As others have pointed out, 2002 looks a lot like 1994. Again, without hard proof, one efficacy trial of the last decade's approach was cancelled (ALVAC with or without a gp120 boost) and one will begin in Thailand (ALVAC + gp120). DNA and adenovirus have captured the spotlight while preparation still continues for a wider variety of Phase I trials to see where we stand with vaccine design. It seems prudent to ask now where we will be when this song winds down, many years from now. Already, some big unanswered questions—how to induce neutralizing antibody and deal with viral escape and diversity—are making people uncomfortable.

At this rate the epidemic will be devouring new regions by the time we get a vaccine, costing the human race significant productivity and self-respect. The whole AIDS experience is beginning to look like proof of the 200-year-old Malthusian theory that population outruns resources. Or like the start of a painful demonstration of how viruses and humans, through long and destructive evolutionary processes may ultimately learn to coexist: by killing the weak, poor and unlucky—for more generations than mankind will care to count.

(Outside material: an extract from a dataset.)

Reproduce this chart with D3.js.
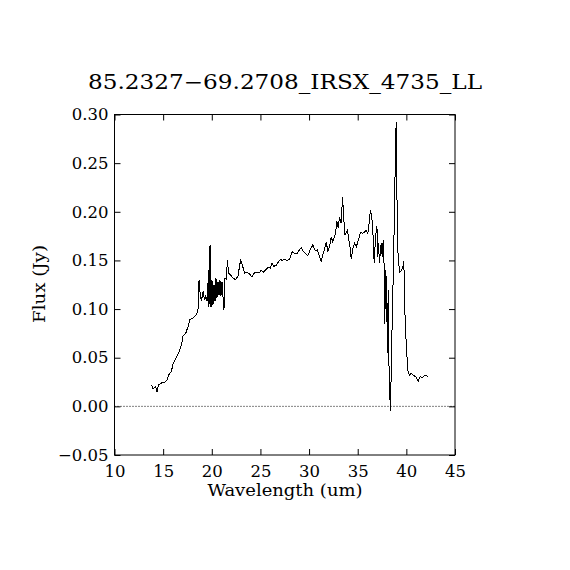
<!DOCTYPE html>
<html>
<head>
<meta charset="utf-8">
<script src="https://cdn.jsdelivr.net/npm/d3@7"></script>
<style>
  html, body { margin: 0; padding: 0; background: #fff; }
  svg text { font-family: "DejaVu Serif", "Liberation Serif", serif; fill: #000; }
</style>
</head>
<body>
<svg id="chart" width="570" height="570"></svg>
<script>
// Spectrum (wavelength in um, flux in Jy)
const wavelength = [
  13.83, 13.96, 14.24, 14.37, 14.52, 14.83, 15.16, 15.40, 15.61, 15.85,
  16.02, 16.37, 16.63, 16.88, 17.04, 17.32, 17.56, 17.73, 18.07, 18.42,
  18.58, 18.69, 18.83, 18.93, 19.10, 19.27, 19.37, 19.51, 19.68, 19.71,
  19.82, 19.92, 20.02, 20.12, 20.23, 20.33, 20.43, 20.53, 20.64, 20.74,
  20.84, 20.94, 21.05, 21.15, 21.25, 21.36, 21.50, 21.60, 21.73, 21.94,
  22.18, 22.45, 22.69, 22.97, 23.14, 23.38, 23.61, 23.89, 24.13, 24.37,
  24.61, 24.85, 25.09, 25.33, 25.60, 25.84, 26.00, 26.18, 26.39, 26.63,
  26.87, 27.04, 27.25, 27.48, 27.72, 28.00, 28.27, 28.51, 28.75, 28.95,
  29.20, 29.43, 29.64, 29.88, 30.12, 30.39, 30.64, 30.84, 31.00, 31.25,
  31.42, 31.60, 31.77, 31.93, 32.10, 32.28, 32.44, 32.55, 32.72, 32.86,
  33.00, 33.13, 33.30, 33.44, 33.54, 33.68, 33.82, 33.95, 34.09, 34.23,
  34.33, 34.50, 34.67, 34.85, 35.01, 35.29, 35.52, 35.70, 35.87, 36.04,
  36.14, 36.31, 36.45, 36.59, 36.69, 36.80, 36.93, 37.00, 37.06, 37.13,
  37.24, 37.34, 37.44, 37.51, 37.62, 37.72, 37.78, 37.88, 37.96, 38.06,
  38.13, 38.23, 38.29, 38.37, 38.44, 38.54, 38.64, 38.71, 38.81, 38.87,
  38.95, 39.01, 39.08, 39.16, 39.34, 39.50, 39.67, 39.74, 39.78, 39.84,
  39.98, 40.15, 40.32, 40.49, 40.73, 41.00, 41.24, 41.42, 41.62, 41.86,
  42.20
];
const flux = [
  0.022, 0.018, 0.020, 0.015, 0.022, 0.024, 0.025, 0.027, 0.033, 0.036,
  0.044, 0.051, 0.056, 0.063, 0.072, 0.075, 0.082, 0.089, 0.091, 0.094,
  0.099, 0.130, 0.113, 0.108, 0.118, 0.109, 0.114, 0.108, 0.140, 0.102,
  0.166, 0.102, 0.130, 0.104, 0.125, 0.108, 0.132, 0.111, 0.128, 0.114,
  0.130, 0.113, 0.128, 0.113, 0.099, 0.132, 0.131, 0.150, 0.137, 0.135,
  0.132, 0.130, 0.134, 0.151, 0.145, 0.137, 0.138, 0.136, 0.133, 0.137,
  0.138, 0.137, 0.140, 0.138, 0.141, 0.143, 0.142, 0.147, 0.144, 0.145,
  0.149, 0.151, 0.150, 0.151, 0.150, 0.151, 0.159, 0.157, 0.157, 0.160,
  0.163, 0.159, 0.157, 0.155, 0.161, 0.166, 0.160, 0.161, 0.156, 0.149,
  0.156, 0.162, 0.169, 0.159, 0.164, 0.174, 0.169, 0.173, 0.178, 0.190,
  0.183, 0.195, 0.188, 0.215, 0.198, 0.176, 0.179, 0.181, 0.171, 0.162,
  0.152, 0.162, 0.168, 0.164, 0.169, 0.179, 0.178, 0.179, 0.181, 0.178,
  0.185, 0.202, 0.195, 0.174, 0.147, 0.168, 0.185, 0.181, 0.154, 0.168,
  0.147, 0.162, 0.168, 0.154, 0.171, 0.142, 0.085, 0.140, 0.123, 0.055,
  0.120, 0.031, 0.013, -0.005, 0.034, 0.085, 0.130, 0.164, 0.220, 0.257,
  0.292, 0.233, 0.185, 0.150, 0.138, 0.140, 0.144, 0.149, 0.130, 0.099,
  0.065, 0.037, 0.032, 0.034, 0.032, 0.030, 0.026, 0.031, 0.029, 0.032,
  0.031
];

const xTicks = [10, 15, 20, 25, 30, 35, 40, 45];
const yTicks = [-0.05, 0.00, 0.05, 0.10, 0.15, 0.20, 0.25, 0.30];

const title = '85.2327\u221269.2708_IRSX_4735_LL';
const xLabel = 'Wavelength (um)';
const yLabel = 'Flux (Jy)';

const margin = { top: 114.5, right: 115, bottom: 115, left: 114.5 };
const W = 570, H = 570;
const width = W - margin.left - margin.right;
const height = H - margin.top - margin.bottom;

const x = d3.scaleLinear().domain([10, 45]).range([0, width]);
const y = d3.scaleLinear().domain([-0.05, 0.30]).range([height, 0]);

const svg = d3.select('#chart');
const g = svg.append('g').attr('transform', `translate(${margin.left},${margin.top})`);

const tickLen = 6;
const fmtY = d => (d < 0 ? '\u2212' : '') + Math.abs(d).toFixed(2);

// Inward ticks on all four sides
g.append('g').attr('transform', `translate(0,${height})`)
  .call(d3.axisBottom(x).tickValues(xTicks).tickSize(-tickLen).tickPadding(10).tickFormat(d3.format('d')))
  .call(ax => ax.select('.domain').remove())
  .call(ax => ax.selectAll('line').attr('stroke', '#000'))
  .call(ax => ax.selectAll('text').attr('font-size', 16.5).attr('dy', '0.75em'));

g.append('g')
  .call(d3.axisTop(x).tickValues(xTicks).tickSize(-tickLen).tickFormat(''))
  .call(ax => ax.select('.domain').remove())
  .call(ax => ax.selectAll('line').attr('stroke', '#000'));

g.append('g')
  .call(d3.axisLeft(y).tickValues(yTicks).tickSize(-tickLen).tickPadding(6).tickFormat(fmtY))
  .call(ax => ax.select('.domain').remove())
  .call(ax => ax.selectAll('line').attr('stroke', '#000'))
  .call(ax => ax.selectAll('text').attr('font-size', 16.5));

g.append('g').attr('transform', `translate(${width},0)`)
  .call(d3.axisRight(y).tickValues(yTicks).tickSize(-tickLen).tickFormat(''))
  .call(ax => ax.select('.domain').remove())
  .call(ax => ax.selectAll('line').attr('stroke', '#000'));

// Frame
g.append('rect')
  .attr('width', width).attr('height', height)
  .attr('fill', 'none').attr('stroke', '#000').attr('stroke-width', 1);

// Zero line
g.append('line')
  .attr('x1', 0).attr('x2', width)
  .attr('y1', y(0)).attr('y2', y(0))
  .attr('stroke', '#000').attr('stroke-width', 1)
  .attr('stroke-dasharray', '1,2');

// Spectrum
const pts = wavelength.map((w, i) => [w, flux[i]]);
g.append('path')
  .datum(pts)
  .attr('fill', 'none')
  .attr('stroke', '#000')
  .attr('stroke-width', 1)
  .attr('shape-rendering', 'crispEdges')
  .attr('d', d3.line().x(d => x(d[0])).y(d => y(d[1])));

// Title and axis labels
svg.append('text')
  .attr('x', 285).attr('y', 89)
  .attr('text-anchor', 'middle').attr('font-size', 20)
  .attr('textLength', 394).attr('lengthAdjust', 'spacingAndGlyphs')
  .text(title);

svg.append('text')
  .attr('x', 285).attr('y', 496)
  .attr('text-anchor', 'middle').attr('font-size', 16)
  .attr('textLength', 155).attr('lengthAdjust', 'spacingAndGlyphs')
  .text(xLabel);

svg.append('text')
  .attr('transform', 'translate(45,284) rotate(-90)')
  .attr('text-anchor', 'middle').attr('font-size', 16)
  .attr('textLength', 78).attr('lengthAdjust', 'spacingAndGlyphs')
  .text(yLabel);
</script>
</body>
</html>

So, what else can be done? Everyone in AIDS vaccines is working flat-out hard and every little step is excruciatingly slow and difficult. We need some answers. We could use a breakthrough. We need a bigger, better plan.

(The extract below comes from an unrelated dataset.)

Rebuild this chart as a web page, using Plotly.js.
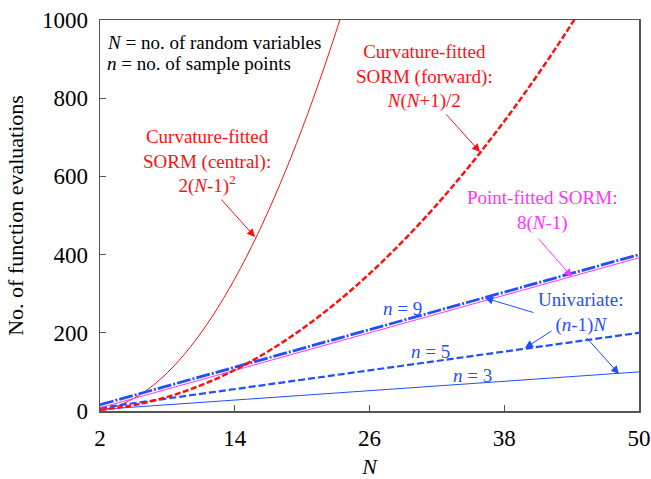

Probably the biggest questions have to do with tethering free-floating research to the real world:

  • What do the assays we have actually mean clinically, if anything?
  • How do animal studies relate to human studies, if at all?
  • How do we prioritize our activities, or can we?
  • Is there any way we can jump some cycles or speed things up?

These are difficult, humbling questions to ask, let alone try to answer. So everyone is doing his own thing, head down, nose to grindstone. With all energies focused on designing each idea of the best antigen, or developing an existing approach, or solving the riddles the virus presents us with, we very well may never get anywhere in any of our lifetimes. And half a billion dollars a year could be spent, ad nauseam, as Rome continues to burn. As Maurice Hilleman once illustrated it, the same mice are eating an ever-bigger piece of cheese.

Breakthroughs are, by definition, unpredictable and serendipitous. Fertilizing that field is the specialty of NIH and others—funding grants that are deemed worthy by peer review, not keeping too-close tabs on the work, and facilitating cross-communication. Like democracy, it's the best bad system we've got.

In the meantime, that leaves us with virtually no collective, systematic strategy—discussing what could happen across programs, planning ahead for all contingencies, setting priorities and taking risky action with the best knowledge available. Such coordinated effort doesn't suit independent-minded scientists or multiple-research networks. Like any battle plan, it will go awry. It's a great deal of work and difficulty making decisions—but at least it's not 100% dependent upon individuals and chance. When you're at sea, looking out to the horizon is a scary but essential business. So, here's a modest proposal:

  • Set broader goals for government-funded research. Think about designing research programs to try to tentatively answer those big, real-world questions above.
  • Design immunogens and trials to explore vaccine design questions. Do this, rather than vetting isolated products as each exits the Phase I/II obstacle course.
  • Encourage industry to cooperate (a bit). Explore information-sharing, patent-pooling and intellectual property agreements that reduce the risk to most and share some benefit with all from shared intellectual property and know-how.
  • Engage the world. Make some public commitments that are congruent with the seriousness of the epidemic. Take that risk.

The vaccine programs are led by some of the most talented and dedicated scientists in the world: Anthony Fauci (NIAID), Seth Berkley (IAVI), Larry Corey (HVTN), Debbie Birx (US Army), Peggy Johnston (NIAID), Gary Nabel (Vaccine Research Center). You have to admire every one of them and the dedicated public and private teams developing each vaccine candidate. But the outlook is not good because we've settled into a familiar, easy and well-worn groove. If the people working on AIDS vaccines don't shake this up, there's no other constituency to do so.